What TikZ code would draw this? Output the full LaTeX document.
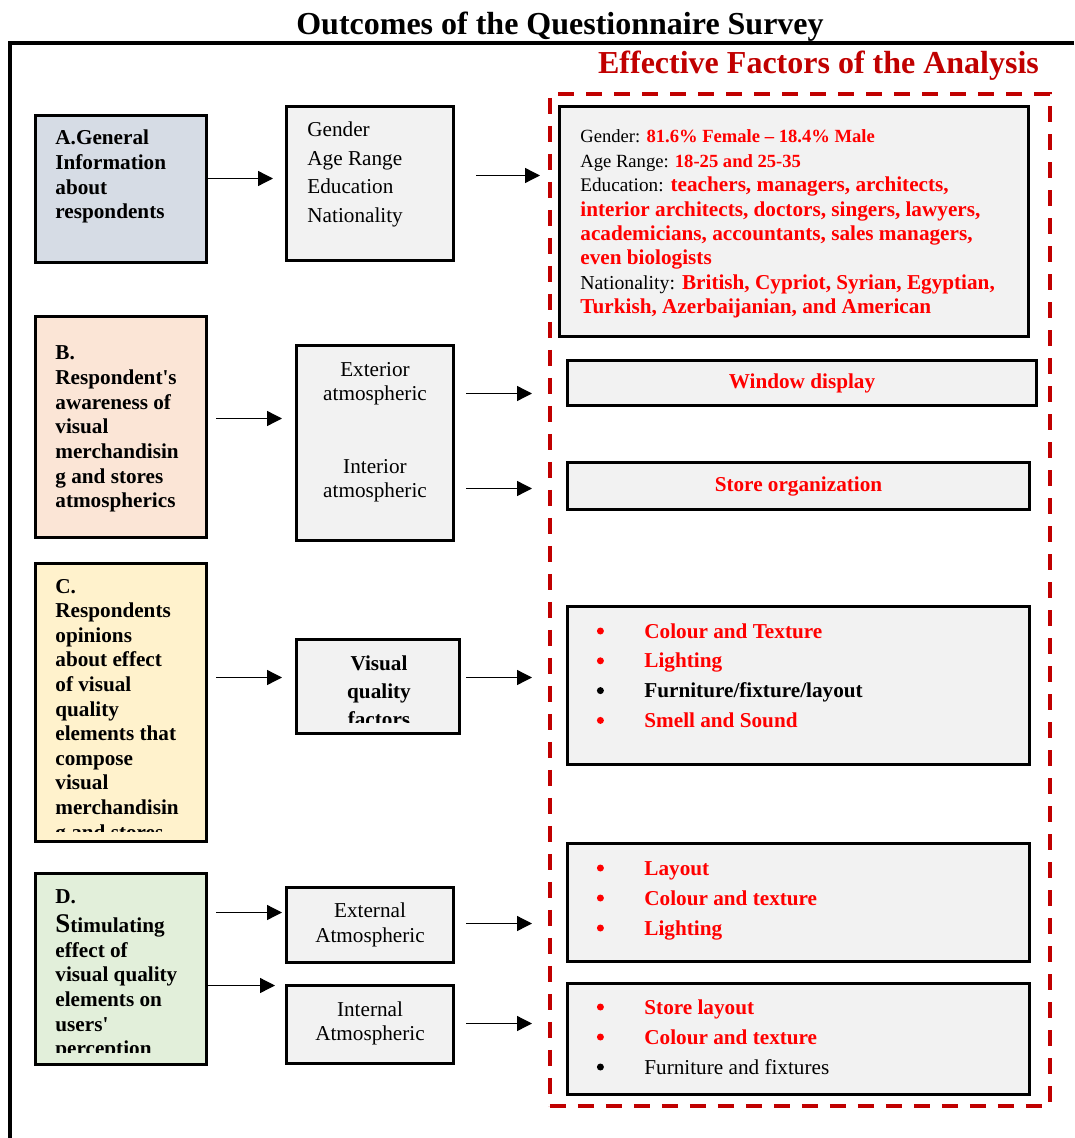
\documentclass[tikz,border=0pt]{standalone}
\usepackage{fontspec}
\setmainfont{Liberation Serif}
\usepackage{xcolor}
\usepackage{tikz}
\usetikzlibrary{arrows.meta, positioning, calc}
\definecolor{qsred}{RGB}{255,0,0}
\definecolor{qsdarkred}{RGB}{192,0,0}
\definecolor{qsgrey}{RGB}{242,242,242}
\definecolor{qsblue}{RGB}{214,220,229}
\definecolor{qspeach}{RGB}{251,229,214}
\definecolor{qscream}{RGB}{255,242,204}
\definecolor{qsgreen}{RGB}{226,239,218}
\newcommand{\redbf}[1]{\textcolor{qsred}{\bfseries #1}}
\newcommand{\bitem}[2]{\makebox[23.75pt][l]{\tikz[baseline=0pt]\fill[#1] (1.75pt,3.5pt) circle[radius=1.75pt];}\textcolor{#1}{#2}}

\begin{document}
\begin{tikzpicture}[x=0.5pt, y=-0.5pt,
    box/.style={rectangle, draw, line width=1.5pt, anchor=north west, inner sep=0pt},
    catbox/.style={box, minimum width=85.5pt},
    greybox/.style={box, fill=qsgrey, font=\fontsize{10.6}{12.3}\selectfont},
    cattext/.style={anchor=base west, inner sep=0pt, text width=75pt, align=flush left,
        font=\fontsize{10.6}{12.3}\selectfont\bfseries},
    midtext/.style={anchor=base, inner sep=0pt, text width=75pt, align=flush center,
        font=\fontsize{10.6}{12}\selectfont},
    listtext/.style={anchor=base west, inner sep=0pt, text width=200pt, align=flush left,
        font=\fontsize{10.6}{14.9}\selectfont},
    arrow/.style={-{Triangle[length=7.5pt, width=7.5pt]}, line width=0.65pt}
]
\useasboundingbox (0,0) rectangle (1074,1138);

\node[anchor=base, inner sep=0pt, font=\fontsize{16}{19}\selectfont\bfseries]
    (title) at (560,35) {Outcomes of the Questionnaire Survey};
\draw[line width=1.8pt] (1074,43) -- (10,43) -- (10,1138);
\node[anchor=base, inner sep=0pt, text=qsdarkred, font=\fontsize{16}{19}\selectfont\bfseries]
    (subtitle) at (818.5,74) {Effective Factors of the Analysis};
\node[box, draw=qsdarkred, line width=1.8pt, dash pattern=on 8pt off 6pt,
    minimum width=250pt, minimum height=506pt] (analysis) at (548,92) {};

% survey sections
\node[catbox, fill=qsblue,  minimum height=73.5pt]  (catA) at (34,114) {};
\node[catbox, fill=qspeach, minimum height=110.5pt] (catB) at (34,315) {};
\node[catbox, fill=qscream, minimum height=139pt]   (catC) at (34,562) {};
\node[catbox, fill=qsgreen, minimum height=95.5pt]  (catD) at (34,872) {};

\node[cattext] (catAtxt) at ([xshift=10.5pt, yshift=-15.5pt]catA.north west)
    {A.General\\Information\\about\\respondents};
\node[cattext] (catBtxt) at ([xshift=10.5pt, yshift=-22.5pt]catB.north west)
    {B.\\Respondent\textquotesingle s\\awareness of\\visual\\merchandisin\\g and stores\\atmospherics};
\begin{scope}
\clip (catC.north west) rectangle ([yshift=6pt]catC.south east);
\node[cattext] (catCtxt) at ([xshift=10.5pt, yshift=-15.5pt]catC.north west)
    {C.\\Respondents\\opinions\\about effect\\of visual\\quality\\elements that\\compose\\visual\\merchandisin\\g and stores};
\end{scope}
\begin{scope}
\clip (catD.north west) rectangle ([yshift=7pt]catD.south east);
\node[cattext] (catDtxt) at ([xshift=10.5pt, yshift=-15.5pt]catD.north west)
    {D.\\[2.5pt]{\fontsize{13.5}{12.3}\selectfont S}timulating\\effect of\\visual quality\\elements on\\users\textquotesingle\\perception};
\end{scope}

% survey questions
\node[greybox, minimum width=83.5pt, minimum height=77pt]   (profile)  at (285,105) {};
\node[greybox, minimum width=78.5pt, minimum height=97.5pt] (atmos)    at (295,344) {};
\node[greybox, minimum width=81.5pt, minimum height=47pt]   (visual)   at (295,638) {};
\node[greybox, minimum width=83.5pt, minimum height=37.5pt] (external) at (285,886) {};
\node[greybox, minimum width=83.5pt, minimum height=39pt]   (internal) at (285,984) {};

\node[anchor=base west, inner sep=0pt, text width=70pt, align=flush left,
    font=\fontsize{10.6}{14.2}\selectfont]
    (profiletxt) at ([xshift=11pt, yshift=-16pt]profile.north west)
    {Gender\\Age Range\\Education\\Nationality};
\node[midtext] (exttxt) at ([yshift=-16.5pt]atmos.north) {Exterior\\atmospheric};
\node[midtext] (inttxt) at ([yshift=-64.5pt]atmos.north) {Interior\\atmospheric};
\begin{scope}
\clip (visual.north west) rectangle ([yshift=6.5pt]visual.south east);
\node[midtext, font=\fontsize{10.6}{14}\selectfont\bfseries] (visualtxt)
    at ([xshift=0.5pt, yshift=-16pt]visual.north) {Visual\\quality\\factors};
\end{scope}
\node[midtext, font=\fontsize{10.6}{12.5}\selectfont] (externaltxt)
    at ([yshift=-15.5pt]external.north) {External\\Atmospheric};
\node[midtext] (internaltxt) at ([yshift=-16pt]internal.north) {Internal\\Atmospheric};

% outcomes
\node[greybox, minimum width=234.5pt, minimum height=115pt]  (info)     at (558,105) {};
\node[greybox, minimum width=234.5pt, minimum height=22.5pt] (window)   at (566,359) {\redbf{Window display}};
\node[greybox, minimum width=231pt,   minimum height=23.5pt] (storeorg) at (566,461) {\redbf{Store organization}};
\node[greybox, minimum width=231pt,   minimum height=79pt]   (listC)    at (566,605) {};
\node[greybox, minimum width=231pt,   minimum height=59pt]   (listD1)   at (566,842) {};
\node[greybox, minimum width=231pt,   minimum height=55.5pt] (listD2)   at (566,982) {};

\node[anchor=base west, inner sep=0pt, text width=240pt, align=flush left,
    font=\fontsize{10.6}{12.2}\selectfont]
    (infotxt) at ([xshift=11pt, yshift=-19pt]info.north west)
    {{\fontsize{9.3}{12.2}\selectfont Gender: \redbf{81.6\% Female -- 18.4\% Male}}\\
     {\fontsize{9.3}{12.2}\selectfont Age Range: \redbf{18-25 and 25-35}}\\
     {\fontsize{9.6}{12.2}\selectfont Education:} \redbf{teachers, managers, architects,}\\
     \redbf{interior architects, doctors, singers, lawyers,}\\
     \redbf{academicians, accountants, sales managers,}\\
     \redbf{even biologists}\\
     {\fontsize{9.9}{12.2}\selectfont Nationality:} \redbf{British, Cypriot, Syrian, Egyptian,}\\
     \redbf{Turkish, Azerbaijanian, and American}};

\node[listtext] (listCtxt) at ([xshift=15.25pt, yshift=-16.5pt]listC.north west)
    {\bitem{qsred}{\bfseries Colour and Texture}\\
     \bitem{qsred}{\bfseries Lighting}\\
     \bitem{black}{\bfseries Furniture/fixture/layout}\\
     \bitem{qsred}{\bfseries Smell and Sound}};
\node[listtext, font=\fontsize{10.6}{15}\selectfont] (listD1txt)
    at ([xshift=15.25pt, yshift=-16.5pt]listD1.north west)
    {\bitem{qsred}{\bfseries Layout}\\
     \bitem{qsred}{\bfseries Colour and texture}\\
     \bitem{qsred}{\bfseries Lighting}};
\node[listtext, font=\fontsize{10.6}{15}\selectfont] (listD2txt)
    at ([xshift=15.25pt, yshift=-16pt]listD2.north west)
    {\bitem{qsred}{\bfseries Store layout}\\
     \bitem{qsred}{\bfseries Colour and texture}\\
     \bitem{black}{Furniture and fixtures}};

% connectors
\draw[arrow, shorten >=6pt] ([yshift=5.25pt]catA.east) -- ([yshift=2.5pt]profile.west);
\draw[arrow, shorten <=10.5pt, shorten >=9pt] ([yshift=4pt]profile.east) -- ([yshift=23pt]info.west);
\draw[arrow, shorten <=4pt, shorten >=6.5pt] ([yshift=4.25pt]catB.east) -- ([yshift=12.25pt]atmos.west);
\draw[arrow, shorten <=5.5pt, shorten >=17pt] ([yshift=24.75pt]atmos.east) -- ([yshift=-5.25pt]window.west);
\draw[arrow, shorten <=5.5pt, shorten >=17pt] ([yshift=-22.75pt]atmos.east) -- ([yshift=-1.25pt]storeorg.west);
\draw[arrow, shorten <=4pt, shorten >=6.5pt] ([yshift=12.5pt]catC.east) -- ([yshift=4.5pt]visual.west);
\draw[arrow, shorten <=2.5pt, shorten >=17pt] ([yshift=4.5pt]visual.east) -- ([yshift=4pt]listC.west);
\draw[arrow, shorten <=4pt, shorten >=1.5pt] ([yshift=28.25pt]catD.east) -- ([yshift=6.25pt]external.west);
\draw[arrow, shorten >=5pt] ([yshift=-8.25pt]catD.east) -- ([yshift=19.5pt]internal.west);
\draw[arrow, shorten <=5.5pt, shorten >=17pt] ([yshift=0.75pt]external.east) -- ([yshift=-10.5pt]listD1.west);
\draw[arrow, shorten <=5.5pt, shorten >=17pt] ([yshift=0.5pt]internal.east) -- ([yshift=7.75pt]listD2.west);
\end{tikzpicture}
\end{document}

-=-=-=-=-

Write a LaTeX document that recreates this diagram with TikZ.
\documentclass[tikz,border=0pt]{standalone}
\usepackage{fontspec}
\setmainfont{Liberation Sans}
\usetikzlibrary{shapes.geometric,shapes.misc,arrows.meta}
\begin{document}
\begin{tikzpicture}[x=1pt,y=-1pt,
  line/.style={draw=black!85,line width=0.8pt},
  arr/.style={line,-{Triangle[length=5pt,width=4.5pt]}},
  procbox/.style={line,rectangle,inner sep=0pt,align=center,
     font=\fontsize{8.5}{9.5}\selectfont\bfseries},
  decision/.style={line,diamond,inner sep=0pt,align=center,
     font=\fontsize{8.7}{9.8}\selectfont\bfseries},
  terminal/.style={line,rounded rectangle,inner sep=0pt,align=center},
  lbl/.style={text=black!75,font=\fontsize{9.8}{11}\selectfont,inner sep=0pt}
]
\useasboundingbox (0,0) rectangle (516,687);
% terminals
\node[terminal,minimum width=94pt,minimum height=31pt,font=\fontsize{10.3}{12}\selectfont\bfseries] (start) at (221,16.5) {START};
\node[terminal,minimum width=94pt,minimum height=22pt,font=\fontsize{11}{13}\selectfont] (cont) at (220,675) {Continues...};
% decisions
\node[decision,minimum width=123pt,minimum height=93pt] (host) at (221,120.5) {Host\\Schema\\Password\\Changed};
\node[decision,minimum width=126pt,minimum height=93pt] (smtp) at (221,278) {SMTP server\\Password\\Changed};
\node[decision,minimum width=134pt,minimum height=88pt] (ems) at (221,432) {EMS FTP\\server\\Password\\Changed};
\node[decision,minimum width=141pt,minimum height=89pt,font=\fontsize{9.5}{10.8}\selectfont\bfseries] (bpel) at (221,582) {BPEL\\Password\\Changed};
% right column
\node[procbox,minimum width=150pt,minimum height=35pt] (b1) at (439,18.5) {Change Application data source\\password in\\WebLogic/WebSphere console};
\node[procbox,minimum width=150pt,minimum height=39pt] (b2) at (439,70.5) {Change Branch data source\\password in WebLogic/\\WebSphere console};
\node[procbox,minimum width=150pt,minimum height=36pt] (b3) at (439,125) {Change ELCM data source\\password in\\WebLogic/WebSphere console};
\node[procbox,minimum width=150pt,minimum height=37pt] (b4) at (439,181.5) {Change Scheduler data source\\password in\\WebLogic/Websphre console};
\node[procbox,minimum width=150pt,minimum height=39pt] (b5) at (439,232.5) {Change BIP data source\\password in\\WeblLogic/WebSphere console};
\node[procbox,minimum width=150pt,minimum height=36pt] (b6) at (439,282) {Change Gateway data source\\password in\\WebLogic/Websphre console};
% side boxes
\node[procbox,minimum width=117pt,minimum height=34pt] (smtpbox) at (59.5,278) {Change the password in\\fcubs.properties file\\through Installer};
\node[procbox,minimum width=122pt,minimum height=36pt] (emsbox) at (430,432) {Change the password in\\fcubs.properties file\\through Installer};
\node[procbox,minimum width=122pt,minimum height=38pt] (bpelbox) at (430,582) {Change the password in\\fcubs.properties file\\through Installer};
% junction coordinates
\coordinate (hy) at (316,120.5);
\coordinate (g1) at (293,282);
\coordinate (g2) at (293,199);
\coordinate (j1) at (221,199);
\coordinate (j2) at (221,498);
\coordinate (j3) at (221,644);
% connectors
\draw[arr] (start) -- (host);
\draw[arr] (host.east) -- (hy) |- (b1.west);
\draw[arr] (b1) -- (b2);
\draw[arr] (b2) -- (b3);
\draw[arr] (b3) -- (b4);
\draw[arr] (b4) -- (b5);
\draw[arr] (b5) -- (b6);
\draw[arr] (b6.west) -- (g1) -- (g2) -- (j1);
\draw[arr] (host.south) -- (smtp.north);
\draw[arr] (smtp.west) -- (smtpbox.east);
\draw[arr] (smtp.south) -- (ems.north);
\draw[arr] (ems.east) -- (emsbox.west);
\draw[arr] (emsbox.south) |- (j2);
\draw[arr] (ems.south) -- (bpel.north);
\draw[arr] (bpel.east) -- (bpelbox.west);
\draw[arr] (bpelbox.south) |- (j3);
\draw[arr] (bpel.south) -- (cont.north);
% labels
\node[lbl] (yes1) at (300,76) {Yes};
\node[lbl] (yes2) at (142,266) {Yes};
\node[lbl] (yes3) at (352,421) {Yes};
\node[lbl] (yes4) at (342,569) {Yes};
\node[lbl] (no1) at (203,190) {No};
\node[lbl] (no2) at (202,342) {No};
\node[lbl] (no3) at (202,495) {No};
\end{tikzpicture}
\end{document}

-=-=-=-=-

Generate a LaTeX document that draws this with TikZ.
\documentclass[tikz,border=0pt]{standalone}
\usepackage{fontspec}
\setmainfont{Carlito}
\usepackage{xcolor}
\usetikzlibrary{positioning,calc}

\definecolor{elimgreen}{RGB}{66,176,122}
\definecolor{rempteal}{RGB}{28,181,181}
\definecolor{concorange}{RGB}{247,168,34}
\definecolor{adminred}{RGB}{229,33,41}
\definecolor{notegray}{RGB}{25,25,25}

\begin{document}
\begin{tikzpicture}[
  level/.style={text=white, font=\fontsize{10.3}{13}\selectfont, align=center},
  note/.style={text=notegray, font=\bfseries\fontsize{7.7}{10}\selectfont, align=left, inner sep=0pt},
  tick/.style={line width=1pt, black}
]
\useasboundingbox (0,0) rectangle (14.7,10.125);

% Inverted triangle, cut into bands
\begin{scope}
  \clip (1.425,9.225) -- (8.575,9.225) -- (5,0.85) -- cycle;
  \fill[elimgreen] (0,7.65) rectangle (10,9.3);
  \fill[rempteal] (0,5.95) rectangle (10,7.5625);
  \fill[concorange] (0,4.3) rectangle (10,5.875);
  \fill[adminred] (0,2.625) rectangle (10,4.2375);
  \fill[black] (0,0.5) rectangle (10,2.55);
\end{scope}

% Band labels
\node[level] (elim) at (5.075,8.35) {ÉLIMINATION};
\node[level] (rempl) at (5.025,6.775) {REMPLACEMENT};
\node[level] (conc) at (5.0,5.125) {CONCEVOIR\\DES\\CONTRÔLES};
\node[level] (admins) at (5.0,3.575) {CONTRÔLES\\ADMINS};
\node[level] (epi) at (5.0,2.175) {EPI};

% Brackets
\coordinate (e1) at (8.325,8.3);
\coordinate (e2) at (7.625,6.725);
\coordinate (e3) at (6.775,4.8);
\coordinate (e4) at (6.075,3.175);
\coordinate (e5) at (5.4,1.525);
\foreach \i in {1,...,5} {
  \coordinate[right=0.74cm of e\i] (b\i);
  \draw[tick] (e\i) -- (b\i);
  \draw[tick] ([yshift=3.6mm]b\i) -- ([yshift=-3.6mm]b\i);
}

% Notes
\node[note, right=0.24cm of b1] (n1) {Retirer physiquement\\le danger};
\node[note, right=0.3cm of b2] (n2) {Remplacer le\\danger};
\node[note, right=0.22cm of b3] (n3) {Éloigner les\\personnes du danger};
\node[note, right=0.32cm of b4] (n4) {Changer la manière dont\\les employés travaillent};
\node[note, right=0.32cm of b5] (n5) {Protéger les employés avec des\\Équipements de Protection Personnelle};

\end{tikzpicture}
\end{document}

-=-=-=-=-

-- Instruction --
From the listing above, return each line with the word "that".

-- Response below --
    {C.\\Respondents\\opinions\\about effect\\of visual\\quality\\elements that\\compose\\visual\\merchandisin\\g and stores};
Write a LaTeX document that recreates this diagram with TikZ.
Generate a LaTeX document that draws this with TikZ.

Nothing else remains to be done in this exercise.